Uzbek political prisoner

Matlyuba Kamilova, also Matluba, (born 1960) is an Uzbek human rights activist and school principal. In 2016, Samantha Power, the U.S. Ambassador to the U.N., named her one of twenty women political prisoners in the FreeThe20 campaign.

Kamilova spoke out about police corruption. In September 2010, she was arrested and charged with possession of drugs. She is still in prison.

== Life and work ==

Born in 1960, Kamillova is a lawyer. She was the director of a technical college in Angren, Tashkent.

She worked against corruption and helped people work for their rights. Thanks to her involvement, two corruption cases were started against local government officials.

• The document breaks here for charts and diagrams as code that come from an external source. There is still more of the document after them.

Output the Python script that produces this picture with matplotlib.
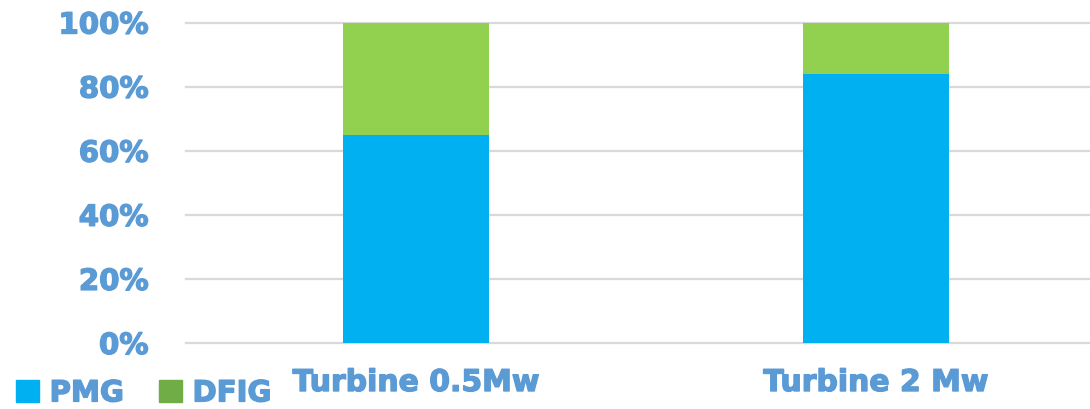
import numpy as np
import matplotlib
matplotlib.use("Agg")
import matplotlib.pyplot as plt
import matplotlib.patheffects as pe
from matplotlib.patches import Patch

categories = ["Turbine 0.5Mw", "Turbine 2 Mw"]
pmg = [65, 84]
dfig = [35, 16]
yticks = [0, 20, 40, 60, 80, 100]

label_color = "#5B9BD5"
pmg_color = "#00B0F0"
dfig_color = "#92D050"
dfig_legend_color = "#70AD47"
grid_color = "#D9D9D9"

# thicker strokes so the bold labels read heavier
heavy = [pe.withStroke(linewidth=1.0, foreground=label_color)]

fig = plt.figure(figsize=(10.9, 4.1), dpi=100)
ax = fig.add_axes([186 / 1090, 66 / 410, 1 - 186 / 1090, 320.5 / 410])

x = np.arange(len(categories))
width = 0.318
ax.bar(x, pmg, width, color=pmg_color, zorder=2)
ax.bar(x, dfig, width, bottom=pmg, color=dfig_color, zorder=2)

ax.set_xlim(-0.5, 1.465)
ax.set_ylim(0, 100)
ax.set_yticks(yticks)
ax.set_yticklabels([f"{v}%" for v in yticks])
ax.set_xticks(x)
ax.set_xticklabels(categories)

ax.yaxis.grid(True, color=grid_color, linewidth=1.6, zorder=0)
ax.set_axisbelow(True)
for line in ax.get_ygridlines():
    line.set_clip_on(False)
for s in ax.spines.values():
    s.set_visible(False)

ax.tick_params(axis="y", length=0, pad=27, labelsize=21, labelcolor=label_color)
ax.tick_params(axis="x", length=0, pad=18, labelsize=21.5, labelcolor=label_color)
for lab in ax.get_xticklabels() + ax.get_yticklabels():
    lab.set_fontweight("bold")
    lab.set_path_effects(heavy)

handles = [Patch(color=pmg_color, label="PMG"), Patch(color=dfig_legend_color, label="DFIG")]
leg = fig.legend(handles=handles, loc="center left", bbox_to_anchor=(0.004, 0.038),
                 ncol=2, frameon=False, handlelength=0.8, handleheight=0.8,
                 handletextpad=0.35, columnspacing=1.2, borderaxespad=0, borderpad=0.4,
                 prop={"size": 21, "weight": "bold"})
for t in leg.get_texts():
    t.set_color(label_color)
    t.set_path_effects(heavy)

fig.savefig("out.png", dpi=100)
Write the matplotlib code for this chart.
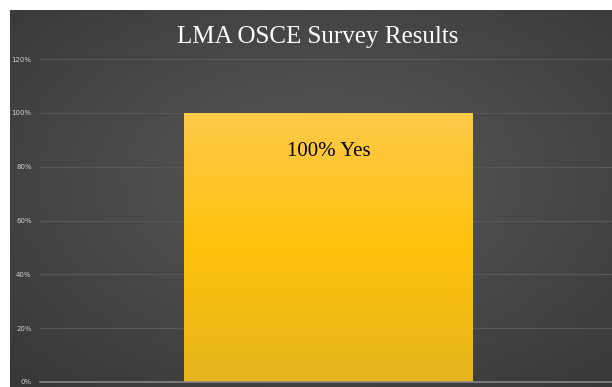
import matplotlib

matplotlib.use("Agg")
import matplotlib.pyplot as plt
import numpy as np

categories = ["Yes"]
values = [100]
bar_labels = ["100% Yes"]
y_ticks = [0, 20, 40, 60, 80, 100, 120]
title = "LMA OSCE Survey Results"

fig = plt.figure(figsize=(6.12, 3.87), dpi=100)
fig.patch.set_facecolor("white")

# dark panel with soft radial gradient
bg = fig.add_axes([10 / 612, 0, 602 / 612, 377 / 387])
bg.set_axis_off()
yy, xx = np.mgrid[0:1:200j, 0:1:300j]
r = np.sqrt(((xx - 0.52) / 0.9) ** 2 + ((yy - 0.45) / 0.9) ** 2)
shade = np.clip(0.35 - 0.16 * r, 0.19, 0.35)
bg.imshow(np.dstack([shade] * 3), aspect="auto", extent=[0, 1, 0, 1])

ax = fig.add_axes([40 / 612, 5 / 387, 572 / 612, 323 / 387])
ax.patch.set_alpha(0)

x = np.arange(len(categories))
bars = ax.bar(x, values, width=0.505, color="#FFC000", zorder=2)
for b in bars:
    grad = np.linspace(0, 1, 256).reshape(-1, 1)
    top = np.array([1.0, 0.79, 0.29])
    mid = np.array([1.0, 0.76, 0.05])
    bot = np.array([0.90, 0.71, 0.11])
    cols = np.where(grad < 0.5, top + (mid - top) * (grad / 0.5), mid + (bot - mid) * ((grad - 0.5) / 0.5))
    img = ax.imshow(cols.reshape(256, 1, 3), aspect="auto",
                    extent=[b.get_x(), b.get_x() + b.get_width(), 0, b.get_height()], zorder=3)
    img.set_clip_path(b)
ax.set_xlim(-0.505, 0.495)
ax.set_ylim(0, 120)

for xi, v, lab in zip(x, values, bar_labels):
    ax.text(xi, v - 14.5, lab, ha="center", va="center", fontsize=15,
            family="Liberation Serif", color="black", zorder=4)

ax.set_yticks(y_ticks)
ax.set_yticklabels([f"{t}%" for t in y_ticks], fontsize=5, color="#d0d0d0")
ax.tick_params(axis="y", length=0, pad=6)
ax.set_xticks([])
ax.grid(axis="y", color="#575757", linewidth=0.9, zorder=0)
for s in ["top", "right", "left"]:
    ax.spines[s].set_visible(False)
ax.spines["bottom"].set_color("#858585")
ax.spines["bottom"].set_linewidth(1.2)
ax.spines["bottom"].set_zorder(5)

fig.text(318 / 612, 1 - 37 / 387, title, ha="center", va="center", fontsize=18,
         family="Liberation Serif", color="white")

fig.savefig("out.png", dpi=100)
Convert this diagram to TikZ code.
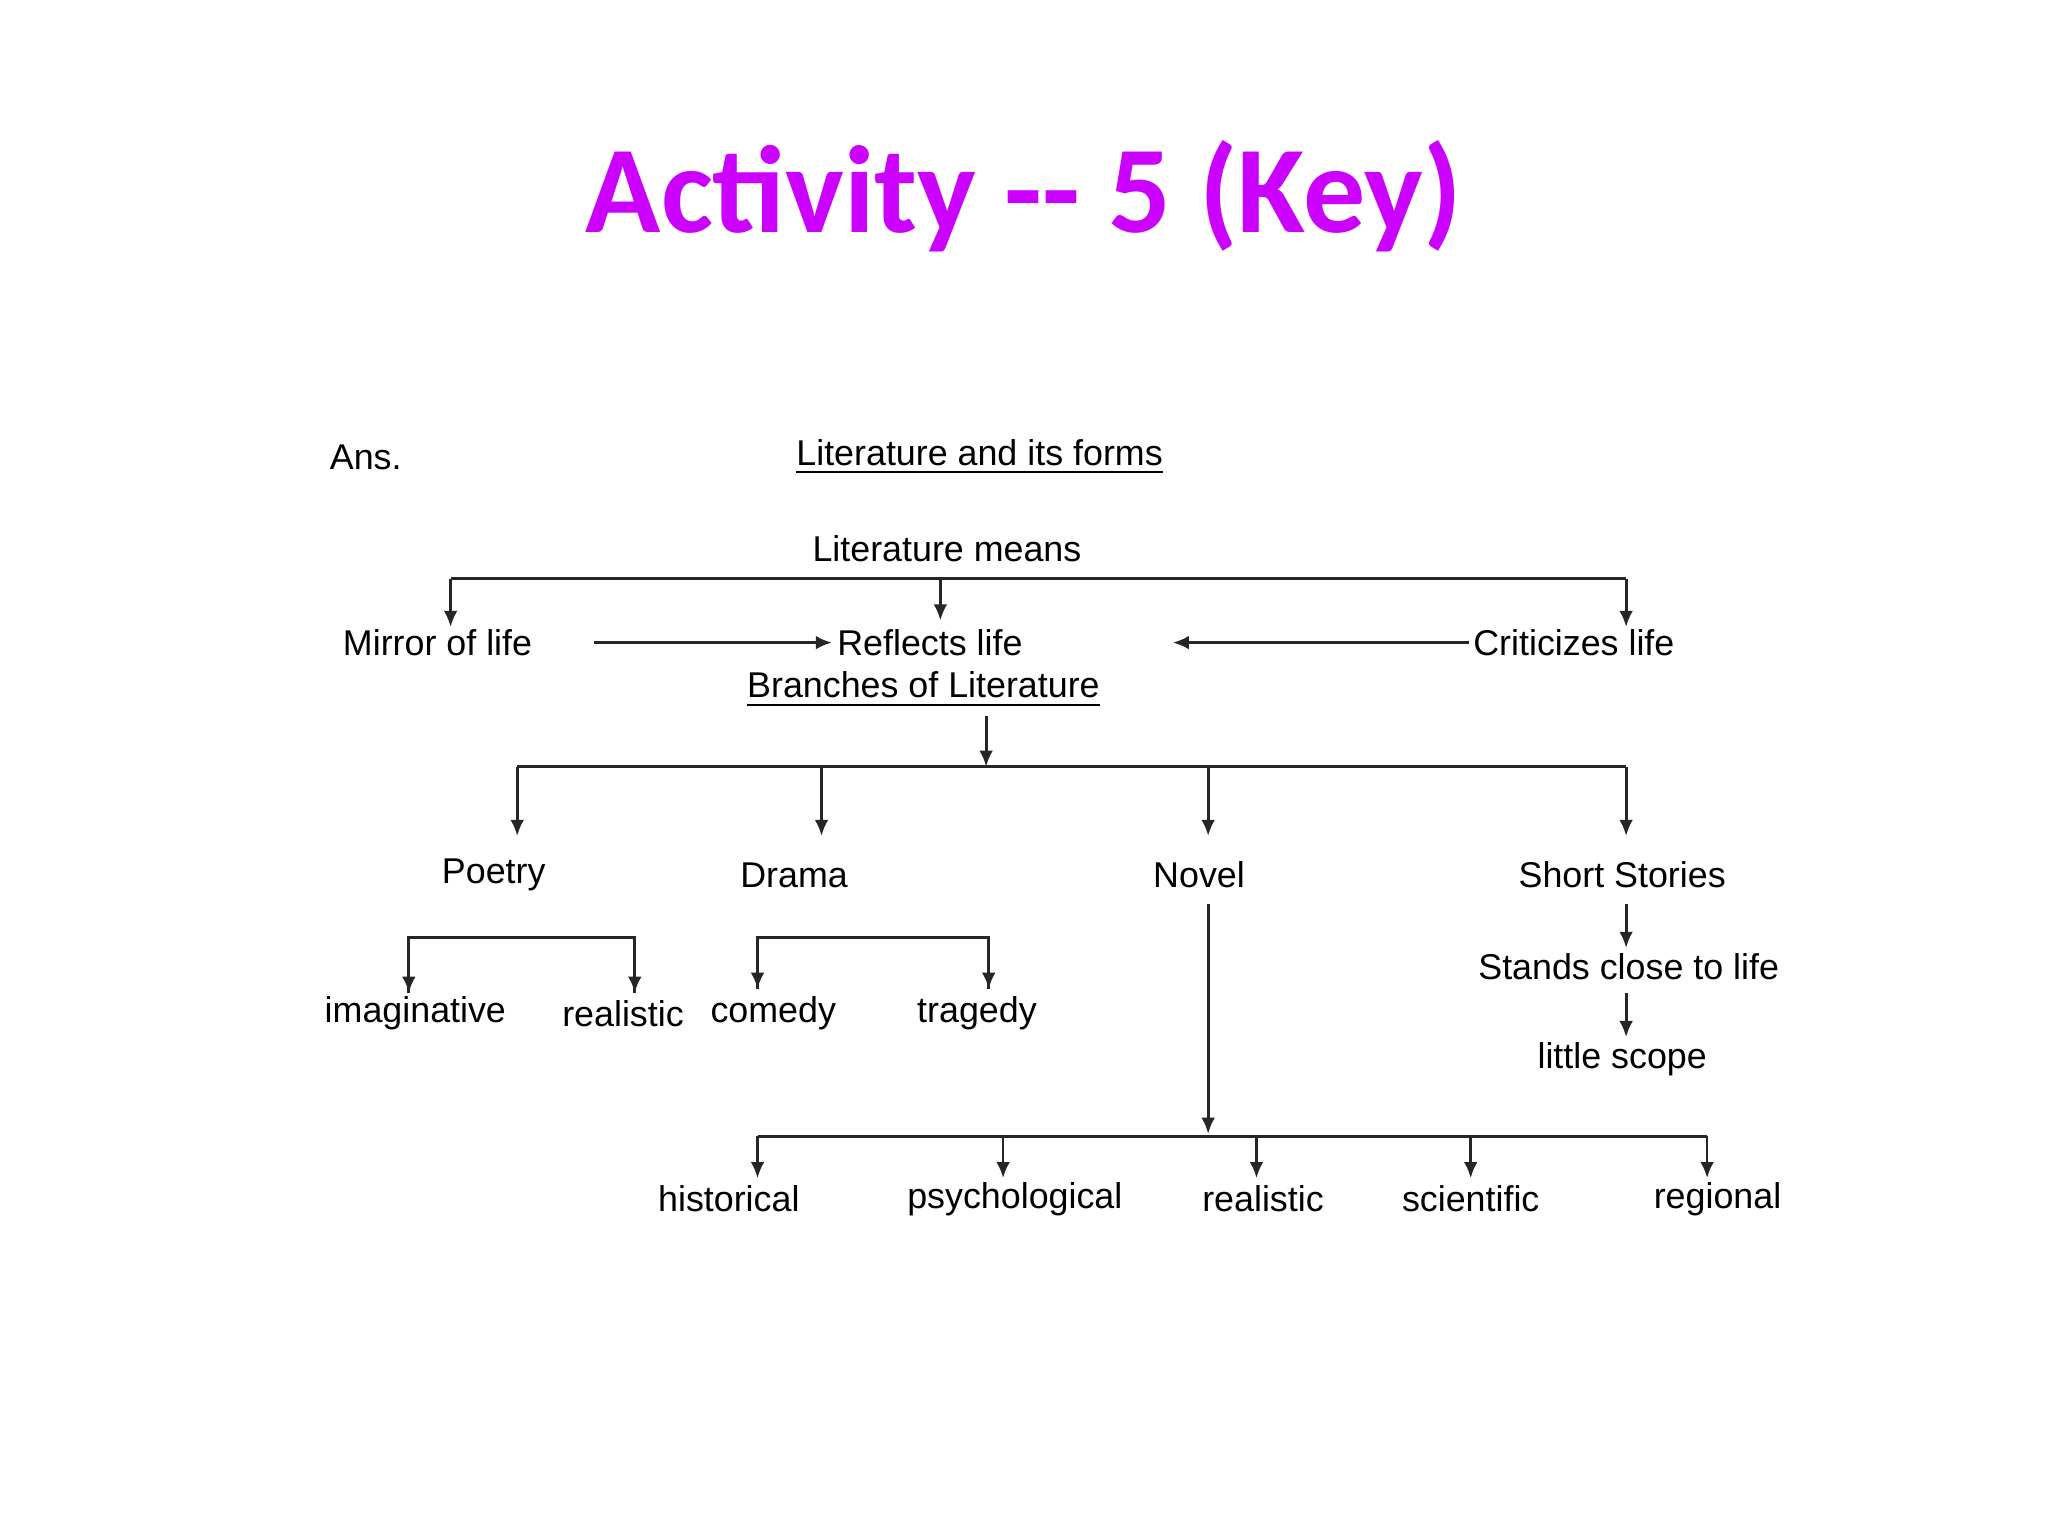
\documentclass[tikz,border=0pt]{standalone}
\usepackage{fontspec}
\setmainfont{Liberation Sans}
\newfontfamily\titlefont{Carlito}
\usetikzlibrary{arrows.meta}
\definecolor{ttl}{RGB}{204,0,255}
\begin{document}
\begin{tikzpicture}[x=0.01cm,y=-0.01cm,
  lab/.style={inner sep=1pt,font=\fontsize{7.8pt}{9pt}\selectfont},
  ln/.style={line width=0.6pt,black!85},
  ar/.style={ln,-{Latex[length=3.5pt,width=3pt]}}]
\useasboundingbox[fill=white] (0,0) rectangle (1568,1176);
\node[font=\titlefont\bfseries\fontsize{27pt}{30pt}\selectfont,text=ttl] (title) at (784,150) {Activity -- 5 (Key)};
\node[lab] (ans) at (280,350) {Ans.};
\node[lab] (lf) at (750,350) {\underline{Literature and its forms}};
\node[lab] (lm) at (725,420) {Literature means};
\node[lab] (mir) at (335,492) {Mirror of life};
\node[lab] (ref) at (712,492) {Reflects life};
\node[lab] (cri) at (1205,492) {Criticizes life};
\node[lab] (br) at (707,528) {\underline{Branches of Literature}};
\node[lab] (po) at (378,670) {Poetry};
\node[lab] (dr) at (608,670) {Drama};
\node[lab] (no) at (918,670) {Novel};
\node[lab] (ss) at (1242,670) {Short Stories};
\node[lab] (im) at (318,776) {imaginative};
\node[lab] (re1) at (477,776) {realistic};
\node[lab] (co) at (592,776) {comedy};
\node[lab] (tr) at (748,776) {tragedy};
\node[lab] (st) at (1247,740) {Stands close to life};
\node[lab] (ls) at (1242,811) {little scope};
\node[lab] (hi) at (558,918) {historical};
\node[lab] (ps) at (777,918) {psychological};
\node[lab] (re2) at (967,918) {realistic};
\node[lab] (sc) at (1126,918) {scientific};
\node[lab] (rg) at (1315,918) {regional};
% literature means
\coordinate (a1) at (345,443); \coordinate (a2) at (1245,443);
\draw[ln] (a1) -- (a2);
\draw[ar] (a1) -- (345,480);
\draw[ar] (720,443) -- (720,475);
\draw[ar] (a2) -- (1245,480);
\draw[ar] (455,492) -- (ref.west);
\draw[ar] (1125,492) -- (898,492);
% branches
\draw[ar] (755,548) -- (755,587);
\draw[ln] (396,587) -- (1245,587);
\foreach \x in {396,629,925,1245} \draw[ar] (\x,587) -- (\x,640);
% poetry / drama
\draw[ln] (313,760) -- (313,718) -- (486,718) -- (486,760);
\draw[ar] (313,730) -- (313,760); \draw[ar] (486,730) -- (486,760);
\draw[ln] (580,757) -- (580,718) -- (757,718) -- (757,757);
\draw[ar] (580,730) -- (580,757); \draw[ar] (757,730) -- (757,757);
% short stories
\draw[ar] (1245,692) -- (st.north -| 1245,0);
\draw[ar] (1245,760) -- (ls.north -| 1245,0);
% novel
\draw[ar] (925,692) -- (925,868);
\draw[ln] (580,870) -- (1307,870);
\foreach \x in {580,768,962,1126,1307} \draw[ar] (\x,870) -- (\x,902);
\end{tikzpicture}
\end{document}
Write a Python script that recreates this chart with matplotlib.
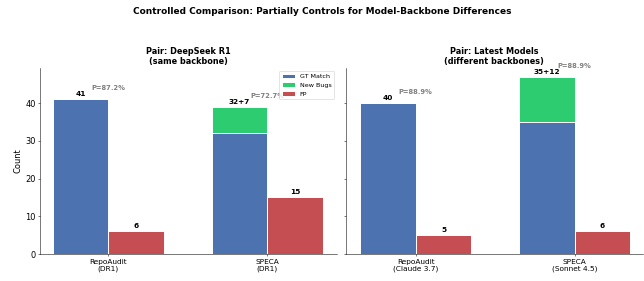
import numpy as np
import matplotlib.pyplot as plt

# data
tools = ['RepoAudit', 'SPECA']
left_labels = ['RepoAudit\n(DR1)', 'SPECA\n(DR1)']
right_labels = ['RepoAudit\n(Claude 3.7)', 'SPECA\n(Sonnet 4.5)']
left_gt = [41, 32]
left_new = [0, 7]
left_fp = [6, 15]
left_prec = ['P=87.2%', 'P=72.7%']
right_gt = [40, 35]
right_new = [0, 12]
right_fp = [5, 6]
right_prec = ['P=88.9%', 'P=88.9%']

c_gt = '#4C72B0'
c_new = '#2ECC71'
c_fp = '#C44E52'

fig = plt.figure(figsize=(14, 6.1), dpi=46.07)
ax1 = fig.add_axes([0.062, 0.096, 0.461, 0.662])
ax2 = fig.add_axes([0.536, 0.096, 0.461, 0.662], sharey=ax1)


def draw(ax, labels, gt, new, fp, prec, title, legend=False):
    x = np.arange(len(labels))
    w = 0.35
    ax.bar(x - w / 2, gt, w, color=c_gt, edgecolor='white', linewidth=1.5, label='GT Match')
    ax.bar(x - w / 2, new, w, bottom=gt, color=c_new, edgecolor='white', linewidth=1.5,
           label='New Bugs')
    ax.bar(x + w / 2, fp, w, color=c_fp, edgecolor='white', linewidth=1.5, label='FP')
    for i in range(len(labels)):
        top = gt[i] + new[i]
        txt = str(gt[i]) if new[i] == 0 else '%d+%d' % (gt[i], new[i])
        ax.text(x[i] - w / 2, top + 0.6, txt, ha='center', va='bottom',
                fontsize=11.5, fontweight='bold')
        ax.text(x[i] + w / 2, fp[i] + 0.6, str(fp[i]), ha='center', va='bottom',
                fontsize=11.5, fontweight='bold')
        ax.text(x[i], max(top, fp[i]) + 3, prec[i], ha='center', va='center',
                fontsize=10.5, color='gray', fontweight='bold')
    ax.set_xticks(x)
    ax.set_xticklabels(labels, fontsize=11.5)
    ax.set_title(title, fontsize=12.75, fontweight='bold')
    ax.spines['top'].set_visible(False)
    ax.spines['right'].set_visible(False)
    ax.tick_params(axis='y', labelsize=13)
    if legend:
        ax.legend(loc='upper right', fontsize=10)


draw(ax1, left_labels, left_gt, left_new, left_fp, left_prec,
     'Pair: DeepSeek R1\n(same backbone)', legend=True)
draw(ax2, right_labels, right_gt, right_new, right_fp, right_prec,
     'Pair: Latest Models\n(different backbones)')
ax1.set_ylabel('Count', fontsize=13)
ax1.set_ylim(0, 49.35)
ax1.set_xlim(-0.43, 1.44)
ax2.set_xlim(-0.44, 1.43)
plt.setp(ax2.get_yticklabels(), visible=False)

fig.suptitle('Controlled Comparison: Partially Controls for Model-Backbone Differences',
             fontsize=14, fontweight='bold', y=0.975)

plt.savefig('out.png', dpi=46.07)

On September 6, 2010, police stopped Kamilova in her car, in which her 21-year-old son, Shohruhon, was also present. The police told Shohruhon they found heroin in the car. They beat Kamilova and her son, and took them to jail. In jail, they made Kavilova listen to the screams of prisoners being beaten because they wanted her to confess. At the trial, the police did not agree about where they found the drugs. An activist at the trial said the police put drugs on Kamilova. Drug convictions and planting drugs on human rights activists are routine in Uzbekistan.

A court sentenced Kamilova to eleven years in prison. Because it is a drug charge, she cannot appeal. No one knows where she is.